The exercise >>
Repeat exactly the lines running from the first line of the data to the line containing "yscale = alt.Scale(domain=[0, 100], nice=False, zero=False)", both ends included, and nothing else; drop the pictures.

Data block >>
- - -

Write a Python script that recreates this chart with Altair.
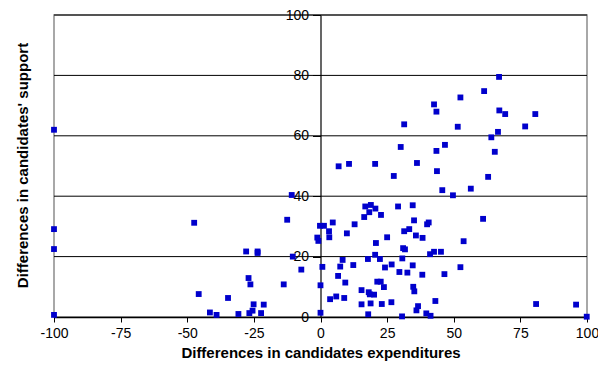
import altair as alt
import pandas as pd

# Differences in candidates expenditures (x) and candidates' support (y)
exp_diff = [
    -100, -100, -100, -100,
    -47.4, -45.7, -41.5, -39.0, -34.7, -30.8, -27.9, -27.0, -26.3, -26.7, -25.5, -25.1,
    -23.6, -23.6, -22.3, -21.3, -13.8, -12.5, -10.8, -10.4, -7.2, -1.2, -0.8, -0.2, 1.3,
    0.0, 0.0, 0.7, 6.8, 10.7, 20.5, 36.2, 27.5, 43.7, 45.7, 49.7,
    16.8, 18.9, 20.6, 18.3, 16.4, 22.7, 29.1, 34.6, 35.1, 40.6, 40.0, 33.3, 31.4, 35.8,
    38.3, 31.0, 31.7, 41.1, 42.6, 45.2, 4.6, 3.2, 3.3, 9.9, 12.8, 20.8, 25.0, 20.5, 17.8,
    22.3, 30.7, 8.3, 7.4, 12.3, 24.2, 26.7, 34.6, 29.6, 32.6, 38.2, 46.5, 6.6, 9.3, 21.3,
    22.6, 23.8, 34.8, 35.2, 15.4, 18.1, 18.5, 20.1, 3.6, 5.9, 8.9, 15.4, 18.8, 23.0, 26.6,
    43.1, 36.6, 36.0, 39.7, 41.3, 17.9, 30.6,
    56.4, 62.9, 61.0, 53.7, 52.5, 80.9, 95.9, 99.9,
    67.0, 61.4, 52.5, 67.1, 69.3, 80.6, 51.5, 76.8, 66.6, 64.1, 46.7, 65.4,
    42.6, 43.5, 31.4, 30.1, 43.5,
]
support_diff = [
    62.0, 29.1, 22.5, 0.7,
    31.2, 7.6, 1.5, 0.7, 6.3, 1.0, 21.7, 12.9, 10.8, 1.3, 2.1, 4.2,
    21.7, 21.2, 1.3, 4.1, 10.8, 32.2, 40.4, 20.0, 15.7, 26.3, 25.2, 30.2, 30.2,
    10.5, 1.4, 16.6, 49.9, 50.7, 50.7, 51.0, 46.7, 48.3, 42.0, 40.3,
    36.6, 37.1, 35.9, 34.7, 33.1, 33.8, 36.6, 37.0, 32.0, 31.3, 30.7, 29.1, 28.4, 27.0,
    26.2, 22.8, 22.4, 20.8, 21.6, 21.6, 31.3, 28.4, 26.4, 27.7, 30.7, 24.5, 26.4, 20.6, 19.2,
    19.2, 19.4, 18.9, 16.7, 17.2, 16.4, 17.4, 17.1, 14.9, 14.7, 14.0, 14.2, 13.6, 11.4, 11.7,
    11.7, 9.9, 10.0, 8.5, 8.9, 8.2, 7.5, 7.4, 5.9, 6.8, 6.3, 4.2, 4.5, 4.3, 4.9,
    5.3, 3.6, 2.2, 1.2, 0.4, 0.9, 0.2,
    42.5, 46.4, 32.5, 25.1, 16.5, 4.3, 4.1, 0.1,
    79.5, 74.8, 72.7, 68.4, 67.2, 67.2, 63.0, 63.1, 61.3, 59.5, 57.0, 54.7,
    70.4, 68.0, 63.8, 56.3, 55.0,
]
grid_values = [20, 40, 60, 80, 100]
x_ticks = [-100, -75, -50, -25, 0, 25, 50, 75, 100]
y_ticks = [0, 20, 40, 60, 80, 100]

df = pd.DataFrame({"x": exp_diff, "y": support_diff})
grid_df = pd.DataFrame({"g": grid_values})

FONT = "Liberation Sans"
W, H = 533, 302

xscale = alt.Scale(domain=[-100, 100], nice=False, zero=False)
yscale = alt.Scale(domain=[0, 100], nice=False, zero=False)

y_axis = alt.Axis(
    values=y_ticks,
    offset=-266.5,
    title="Differences in candidates' support",
    titleFont=FONT, titleFontSize=15, titleFontWeight="bold",
    titleColor="#000", titleAngle=270, titleAlign="center",
    titleBaseline="middle", titleX=-298, titleY=150,
    labelFont=FONT, labelFontSize=14, labelColor="#000",
    labelPadding=4, tickSize=8, tickColor="#000",
    domainColor="#000", domainWidth=1.2, grid=False,
    labelFlush=False,
)

x_axis = alt.Axis(
    values=x_ticks,
    labelExpr="toString(datum.value)",
    title="Differences in candidates expenditures",
    titleFont=FONT, titleFontSize=15, titleFontWeight="bold",
    titleColor="#000", titlePadding=5,
    labelFont=FONT, labelFontSize=14, labelColor="#000",
    labelPadding=4, tickSize=5, tickColor="#000",
    domainColor="#000", domainWidth=1.5, grid=False,
    labelFlush=False,
)

grid = alt.Chart(grid_df).mark_rule(color="#000000", strokeWidth=1).encode(
    y=alt.Y("g:Q", scale=yscale, axis=y_axis)
)

points = alt.Chart(df).mark_square(
    color="#0000CC", filled=True, size=34, opacity=1
).encode(
    x=alt.X("x:Q", scale=xscale, axis=x_axis),
    y=alt.Y("y:Q", scale=yscale, axis=y_axis),
)

chart = alt.layer(grid, points).properties(
    width=W, height=H,
    autosize=alt.AutoSizeParams(type="none"),
    padding={"left": 46, "top": 7, "right": 11, "bottom": 44},
    background="#ffffff",
).configure_view(
    stroke="#8c8c8c", strokeWidth=1.5
)

chart.save("out.html", embed_options={"renderer": "svg", "actions": False})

- - -

Solution for this exercise >>
Write a Python script that recreates this chart with Altair.
import altair as alt
import pandas as pd

# Differences in candidates expenditures (x) and candidates' support (y)
exp_diff = [
    -100, -100, -100, -100,
    -47.4, -45.7, -41.5, -39.0, -34.7, -30.8, -27.9, -27.0, -26.3, -26.7, -25.5, -25.1,
    -23.6, -23.6, -22.3, -21.3, -13.8, -12.5, -10.8, -10.4, -7.2, -1.2, -0.8, -0.2, 1.3,
    0.0, 0.0, 0.7, 6.8, 10.7, 20.5, 36.2, 27.5, 43.7, 45.7, 49.7,
    16.8, 18.9, 20.6, 18.3, 16.4, 22.7, 29.1, 34.6, 35.1, 40.6, 40.0, 33.3, 31.4, 35.8,
    38.3, 31.0, 31.7, 41.1, 42.6, 45.2, 4.6, 3.2, 3.3, 9.9, 12.8, 20.8, 25.0, 20.5, 17.8,
    22.3, 30.7, 8.3, 7.4, 12.3, 24.2, 26.7, 34.6, 29.6, 32.6, 38.2, 46.5, 6.6, 9.3, 21.3,
    22.6, 23.8, 34.8, 35.2, 15.4, 18.1, 18.5, 20.1, 3.6, 5.9, 8.9, 15.4, 18.8, 23.0, 26.6,
    43.1, 36.6, 36.0, 39.7, 41.3, 17.9, 30.6,
    56.4, 62.9, 61.0, 53.7, 52.5, 80.9, 95.9, 99.9,
    67.0, 61.4, 52.5, 67.1, 69.3, 80.6, 51.5, 76.8, 66.6, 64.1, 46.7, 65.4,
    42.6, 43.5, 31.4, 30.1, 43.5,
]
support_diff = [
    62.0, 29.1, 22.5, 0.7,
    31.2, 7.6, 1.5, 0.7, 6.3, 1.0, 21.7, 12.9, 10.8, 1.3, 2.1, 4.2,
    21.7, 21.2, 1.3, 4.1, 10.8, 32.2, 40.4, 20.0, 15.7, 26.3, 25.2, 30.2, 30.2,
    10.5, 1.4, 16.6, 49.9, 50.7, 50.7, 51.0, 46.7, 48.3, 42.0, 40.3,
    36.6, 37.1, 35.9, 34.7, 33.1, 33.8, 36.6, 37.0, 32.0, 31.3, 30.7, 29.1, 28.4, 27.0,
    26.2, 22.8, 22.4, 20.8, 21.6, 21.6, 31.3, 28.4, 26.4, 27.7, 30.7, 24.5, 26.4, 20.6, 19.2,
    19.2, 19.4, 18.9, 16.7, 17.2, 16.4, 17.4, 17.1, 14.9, 14.7, 14.0, 14.2, 13.6, 11.4, 11.7,
    11.7, 9.9, 10.0, 8.5, 8.9, 8.2, 7.5, 7.4, 5.9, 6.8, 6.3, 4.2, 4.5, 4.3, 4.9,
    5.3, 3.6, 2.2, 1.2, 0.4, 0.9, 0.2,
    42.5, 46.4, 32.5, 25.1, 16.5, 4.3, 4.1, 0.1,
    79.5, 74.8, 72.7, 68.4, 67.2, 67.2, 63.0, 63.1, 61.3, 59.5, 57.0, 54.7,
    70.4, 68.0, 63.8, 56.3, 55.0,
]
grid_values = [20, 40, 60, 80, 100]
x_ticks = [-100, -75, -50, -25, 0, 25, 50, 75, 100]
y_ticks = [0, 20, 40, 60, 80, 100]

df = pd.DataFrame({"x": exp_diff, "y": support_diff})
grid_df = pd.DataFrame({"g": grid_values})

FONT = "Liberation Sans"
W, H = 533, 302

xscale = alt.Scale(domain=[-100, 100], nice=False, zero=False)
yscale = alt.Scale(domain=[0, 100], nice=False, zero=False)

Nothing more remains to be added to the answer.